**Dataset excerpts**
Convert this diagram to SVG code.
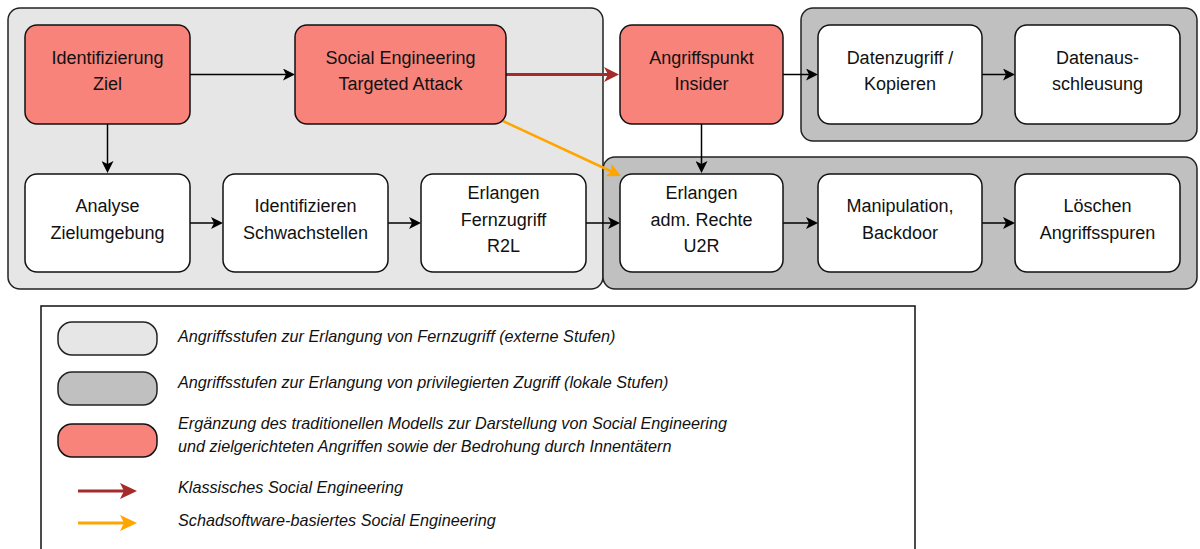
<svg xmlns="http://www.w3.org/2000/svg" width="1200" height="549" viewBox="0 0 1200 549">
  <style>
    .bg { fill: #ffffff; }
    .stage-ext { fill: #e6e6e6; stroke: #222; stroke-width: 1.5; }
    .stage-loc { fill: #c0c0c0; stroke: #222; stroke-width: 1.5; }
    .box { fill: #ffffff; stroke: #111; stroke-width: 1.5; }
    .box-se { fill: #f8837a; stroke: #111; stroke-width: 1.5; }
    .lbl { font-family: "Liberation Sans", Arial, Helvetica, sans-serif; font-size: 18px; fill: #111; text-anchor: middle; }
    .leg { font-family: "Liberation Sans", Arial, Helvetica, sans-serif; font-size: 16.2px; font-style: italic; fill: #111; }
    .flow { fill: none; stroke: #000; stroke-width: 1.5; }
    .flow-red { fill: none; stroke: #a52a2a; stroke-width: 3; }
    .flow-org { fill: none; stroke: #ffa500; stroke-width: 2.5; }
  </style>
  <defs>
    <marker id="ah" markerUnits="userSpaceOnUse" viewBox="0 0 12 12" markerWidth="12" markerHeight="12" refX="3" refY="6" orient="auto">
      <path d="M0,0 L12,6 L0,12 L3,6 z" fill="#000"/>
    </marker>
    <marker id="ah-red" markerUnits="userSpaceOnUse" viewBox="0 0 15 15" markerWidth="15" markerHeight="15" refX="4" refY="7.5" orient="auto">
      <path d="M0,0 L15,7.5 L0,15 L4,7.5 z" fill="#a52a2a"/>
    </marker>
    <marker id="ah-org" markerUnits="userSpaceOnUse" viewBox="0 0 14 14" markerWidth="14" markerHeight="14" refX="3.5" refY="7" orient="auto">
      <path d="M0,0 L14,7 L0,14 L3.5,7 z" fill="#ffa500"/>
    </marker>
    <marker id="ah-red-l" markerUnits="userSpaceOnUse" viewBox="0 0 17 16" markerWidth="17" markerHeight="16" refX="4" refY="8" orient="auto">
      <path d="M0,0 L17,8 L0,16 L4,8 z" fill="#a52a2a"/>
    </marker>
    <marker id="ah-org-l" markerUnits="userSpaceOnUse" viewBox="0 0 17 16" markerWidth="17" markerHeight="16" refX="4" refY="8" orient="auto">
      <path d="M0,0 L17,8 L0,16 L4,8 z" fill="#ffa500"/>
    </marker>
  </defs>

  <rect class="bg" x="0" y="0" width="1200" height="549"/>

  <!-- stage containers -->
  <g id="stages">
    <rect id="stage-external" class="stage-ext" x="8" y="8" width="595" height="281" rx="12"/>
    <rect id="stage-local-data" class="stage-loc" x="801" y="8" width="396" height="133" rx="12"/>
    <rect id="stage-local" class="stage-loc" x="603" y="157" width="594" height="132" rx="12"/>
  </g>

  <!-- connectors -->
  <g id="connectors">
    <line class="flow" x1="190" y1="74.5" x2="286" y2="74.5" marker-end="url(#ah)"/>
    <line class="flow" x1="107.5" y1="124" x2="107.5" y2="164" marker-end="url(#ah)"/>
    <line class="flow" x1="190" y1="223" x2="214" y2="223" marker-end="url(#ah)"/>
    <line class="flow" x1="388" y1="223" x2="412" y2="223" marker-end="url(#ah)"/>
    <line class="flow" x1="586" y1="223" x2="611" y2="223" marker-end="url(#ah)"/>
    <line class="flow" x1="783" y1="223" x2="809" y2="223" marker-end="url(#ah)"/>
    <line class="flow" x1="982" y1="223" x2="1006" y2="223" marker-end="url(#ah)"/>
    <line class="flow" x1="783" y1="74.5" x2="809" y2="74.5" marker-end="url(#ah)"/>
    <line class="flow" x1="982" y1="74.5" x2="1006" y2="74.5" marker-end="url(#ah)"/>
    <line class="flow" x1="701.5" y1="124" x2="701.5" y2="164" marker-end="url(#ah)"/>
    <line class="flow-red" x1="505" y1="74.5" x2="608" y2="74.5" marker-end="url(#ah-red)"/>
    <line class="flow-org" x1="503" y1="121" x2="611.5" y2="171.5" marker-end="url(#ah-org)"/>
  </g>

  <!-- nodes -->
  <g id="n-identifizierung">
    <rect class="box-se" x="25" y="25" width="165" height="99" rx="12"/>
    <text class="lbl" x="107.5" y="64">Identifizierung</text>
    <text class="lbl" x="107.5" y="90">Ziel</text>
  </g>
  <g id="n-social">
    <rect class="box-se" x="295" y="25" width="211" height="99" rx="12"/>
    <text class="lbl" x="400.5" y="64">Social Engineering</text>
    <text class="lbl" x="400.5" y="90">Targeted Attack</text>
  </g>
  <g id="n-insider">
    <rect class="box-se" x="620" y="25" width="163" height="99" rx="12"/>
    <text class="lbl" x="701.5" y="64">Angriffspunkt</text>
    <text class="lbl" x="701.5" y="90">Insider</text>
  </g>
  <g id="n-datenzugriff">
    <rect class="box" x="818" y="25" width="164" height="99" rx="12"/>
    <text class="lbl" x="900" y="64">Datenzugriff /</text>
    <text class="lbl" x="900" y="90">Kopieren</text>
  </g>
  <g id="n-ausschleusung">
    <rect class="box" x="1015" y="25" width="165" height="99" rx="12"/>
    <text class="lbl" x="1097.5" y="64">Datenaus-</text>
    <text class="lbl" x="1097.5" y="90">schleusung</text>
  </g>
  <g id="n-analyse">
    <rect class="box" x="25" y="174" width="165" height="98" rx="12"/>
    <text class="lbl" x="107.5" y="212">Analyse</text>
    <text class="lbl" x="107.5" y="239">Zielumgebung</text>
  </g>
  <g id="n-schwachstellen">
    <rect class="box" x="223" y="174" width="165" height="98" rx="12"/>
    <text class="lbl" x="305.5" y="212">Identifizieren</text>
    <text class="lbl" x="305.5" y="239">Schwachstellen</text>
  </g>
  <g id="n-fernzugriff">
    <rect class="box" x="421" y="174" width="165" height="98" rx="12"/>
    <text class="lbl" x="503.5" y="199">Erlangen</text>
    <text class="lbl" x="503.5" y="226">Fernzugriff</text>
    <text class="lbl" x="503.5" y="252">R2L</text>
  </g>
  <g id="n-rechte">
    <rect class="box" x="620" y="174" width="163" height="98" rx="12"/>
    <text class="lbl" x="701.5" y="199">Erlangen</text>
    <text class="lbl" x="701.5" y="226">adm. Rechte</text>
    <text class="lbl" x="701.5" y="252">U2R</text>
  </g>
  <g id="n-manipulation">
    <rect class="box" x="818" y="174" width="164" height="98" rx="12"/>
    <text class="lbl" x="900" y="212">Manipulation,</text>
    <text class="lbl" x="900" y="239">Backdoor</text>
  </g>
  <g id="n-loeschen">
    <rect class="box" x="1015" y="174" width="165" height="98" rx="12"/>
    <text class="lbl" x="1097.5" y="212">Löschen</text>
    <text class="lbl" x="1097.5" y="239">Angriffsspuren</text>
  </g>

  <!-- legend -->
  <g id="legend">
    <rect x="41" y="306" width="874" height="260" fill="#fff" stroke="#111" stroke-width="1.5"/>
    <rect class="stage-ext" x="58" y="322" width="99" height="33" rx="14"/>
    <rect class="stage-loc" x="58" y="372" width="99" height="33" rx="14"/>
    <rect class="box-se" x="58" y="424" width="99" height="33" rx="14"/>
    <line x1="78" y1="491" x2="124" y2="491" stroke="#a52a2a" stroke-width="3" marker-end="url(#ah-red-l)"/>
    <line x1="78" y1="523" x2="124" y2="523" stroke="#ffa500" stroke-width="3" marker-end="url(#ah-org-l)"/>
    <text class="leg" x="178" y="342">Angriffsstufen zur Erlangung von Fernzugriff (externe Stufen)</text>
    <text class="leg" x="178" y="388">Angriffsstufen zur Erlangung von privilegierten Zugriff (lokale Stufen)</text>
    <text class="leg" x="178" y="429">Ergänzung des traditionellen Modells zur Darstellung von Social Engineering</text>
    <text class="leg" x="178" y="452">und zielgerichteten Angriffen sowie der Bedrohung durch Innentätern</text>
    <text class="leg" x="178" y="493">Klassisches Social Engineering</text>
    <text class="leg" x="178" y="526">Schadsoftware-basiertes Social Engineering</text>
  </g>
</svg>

--

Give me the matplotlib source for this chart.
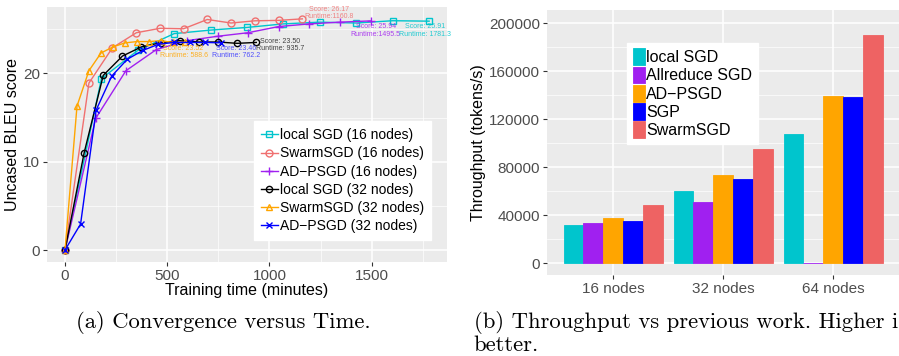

**Aim of the exercise**
Which lines include "this"? Copy each of them out.

**Written solution**
Convert this diagram to SVG code.
Give me the matplotlib source for this chart.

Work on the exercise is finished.